Council member Jim Graham openly uses a personal e-mail account to conduct official business. (Sarah L. Voisin/WASHINGTON POST)
Mayor Vincent C. Gray (D) was questioned aggressively on the matter at his news conference this morning, and he said he does not support members of his administration using private e-mail accounts for government purposes. His attorney general, Irvin B. Nathan, said in a statement Tuesday that the city “needs to make such a policy clear and in writing.”
Gray, speaking for himself, said he keeps a private e-mail account, “but it’s for my private business,” he said. “I don’t use it to conduct public business.”
There is at least one elected official who does use a personal account for official business and is quite open about it, highlighting the fact that there has indeed been little official guidance on the practice.
Jim Graham (D-Ward 1) regularly sends e-mails to colleagues, staff, reporters, listservs and city officials from his jim@grahamwone.com account, which is not hosted on a D.C. government system.
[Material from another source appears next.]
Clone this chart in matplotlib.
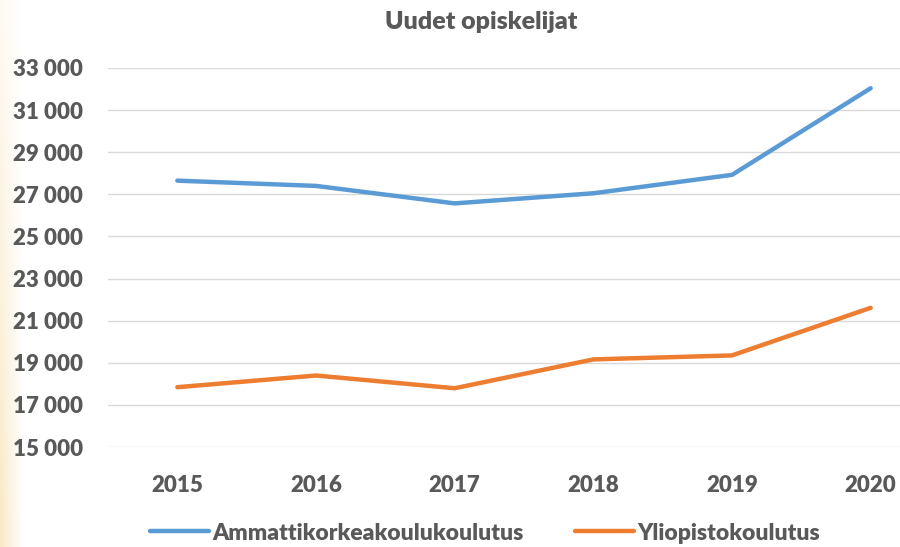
import matplotlib.pyplot as plt
import numpy as np
from matplotlib.ticker import FuncFormatter

# data
years = [2015, 2016, 2017, 2018, 2019, 2020]
amk = [27650, 27400, 26570, 27050, 27925, 32040]
yliopisto = [17840, 18395, 17790, 19160, 19350, 21610]
series_names = ["Ammattikorkeakoulukoulutus", "Yliopistokoulutus"]

text_col = "#595959"
plt.rcParams['font.family'] = ['Lato', 'DejaVu Sans']

fig = plt.figure(figsize=(9, 5.47), dpi=100)

# faint warm glow on the left edge
glow = fig.add_axes([0, 0, 0.025, 1])
rgba = np.zeros((50, 40, 4))
rgba[..., 0] = 0.96
rgba[..., 1] = 0.82
rgba[..., 2] = 0.55
fade_x = np.linspace(1, 0, 40)[None, :]
fade_y = np.linspace(0.2, 1, 50)[:, None]
rgba[..., 3] = fade_x * fade_y * 0.5
glow.imshow(rgba, aspect='auto', extent=[0, 1, 0, 1])
glow.axis('off')

ax = fig.add_axes([108 / 900, 1 - 447 / 547, 832 / 900, 379 / 547])
x = np.arange(len(years))
ax.plot(x, amk, color="#5B9BD5", lw=3.2, solid_capstyle='round', label=series_names[0])
ax.plot(x, yliopisto, color="#ED7D31", lw=3.2, solid_capstyle='round', label=series_names[1])

ax.set_xlim(-0.5, len(years) - 0.5)
ax.set_ylim(15000, 33000)
ax.set_yticks(range(15000, 33001, 2000))
ax.yaxis.set_major_formatter(FuncFormatter(lambda v, p: f"{int(v):,}".replace(",", " ")))
ax.set_xticks(x)
ax.set_xticklabels([str(y) for y in years])
ax.grid(axis='y', color="#D9D9D9", lw=1)
ax.set_axisbelow(True)
for s in ax.spines.values():
    s.set_visible(False)
ax.tick_params(length=0, labelsize=16, labelcolor=text_col)
ax.tick_params(axis='y', pad=18)
ax.tick_params(axis='x', pad=20)
for lab in ax.get_xticklabels() + ax.get_yticklabels():
    lab.set_fontweight('heavy')

fig.text(481 / 900, 1 - 22 / 547, "Uudet opiskelijat", ha='center', va='center',
         fontsize=18, fontweight='heavy', color=text_col)

leg = fig.legend(loc='center', bbox_to_anchor=(485 / 900, 1 - 533 / 547), ncol=2,
                 frameon=False, handlelength=2.6, columnspacing=2.2, handletextpad=0.15,
                 prop={'size': 16.5, 'weight': 'heavy'})
for t in leg.get_texts():
    t.set_color(text_col)

fig.savefig("out.png", dpi=100)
That is not to say he is the only member who does so, but he is most explicit about it.
”I’ve had this account virtually since my first day as a council member,” Graham said Wednesday. “Never in mind have I tried to shield anything. It is the standard account. I don’t know what the others [members] are up to or not up to.”
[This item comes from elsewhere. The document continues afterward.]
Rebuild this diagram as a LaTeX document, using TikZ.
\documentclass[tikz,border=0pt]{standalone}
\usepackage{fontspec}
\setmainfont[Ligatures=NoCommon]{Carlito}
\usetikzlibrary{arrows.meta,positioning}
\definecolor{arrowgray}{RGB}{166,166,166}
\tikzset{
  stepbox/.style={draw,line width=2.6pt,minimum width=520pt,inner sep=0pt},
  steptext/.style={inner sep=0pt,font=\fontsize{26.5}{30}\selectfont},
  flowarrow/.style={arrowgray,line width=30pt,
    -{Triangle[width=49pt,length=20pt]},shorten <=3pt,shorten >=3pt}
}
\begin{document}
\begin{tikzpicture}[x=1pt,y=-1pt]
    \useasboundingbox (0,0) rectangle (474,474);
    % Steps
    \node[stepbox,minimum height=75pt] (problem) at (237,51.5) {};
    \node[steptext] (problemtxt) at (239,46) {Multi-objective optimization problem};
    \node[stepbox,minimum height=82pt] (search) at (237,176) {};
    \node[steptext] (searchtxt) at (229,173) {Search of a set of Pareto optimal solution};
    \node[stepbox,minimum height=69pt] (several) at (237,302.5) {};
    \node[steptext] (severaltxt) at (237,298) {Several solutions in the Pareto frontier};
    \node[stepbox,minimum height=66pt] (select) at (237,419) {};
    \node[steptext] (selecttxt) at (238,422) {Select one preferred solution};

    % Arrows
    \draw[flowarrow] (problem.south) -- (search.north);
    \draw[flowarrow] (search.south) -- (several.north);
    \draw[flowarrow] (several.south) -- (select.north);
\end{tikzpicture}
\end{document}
Graham said he also uses his government account, at jgraham@dccouncil.us, which is monitored by a staff member as well. But most of the e-mails he personally writes, he said, come from the personal account, which he uses mainly from home in the mornings. “I don’t want to schlep into the office,” he said.
Graham noted that he’s never been told of a council policy against using a personal account — confirmed today by a council spokeswoman — but what is not clear is whether the personal account is subject to FOIA and whether an elected official or employee can be compelled to open their account for a search.
The spokeswoman, Karen Sibert, said the council’s chief lawyer has prepared an opinion on the matter, though details were not immediately available. Graham said he would abide by whatever guidelines were offered.
“My general attitude is, I really believe in the maximum amount of transparency,” he said, adding that he’d “rather not be harassed to death” by having to respond to records requests on his personal account.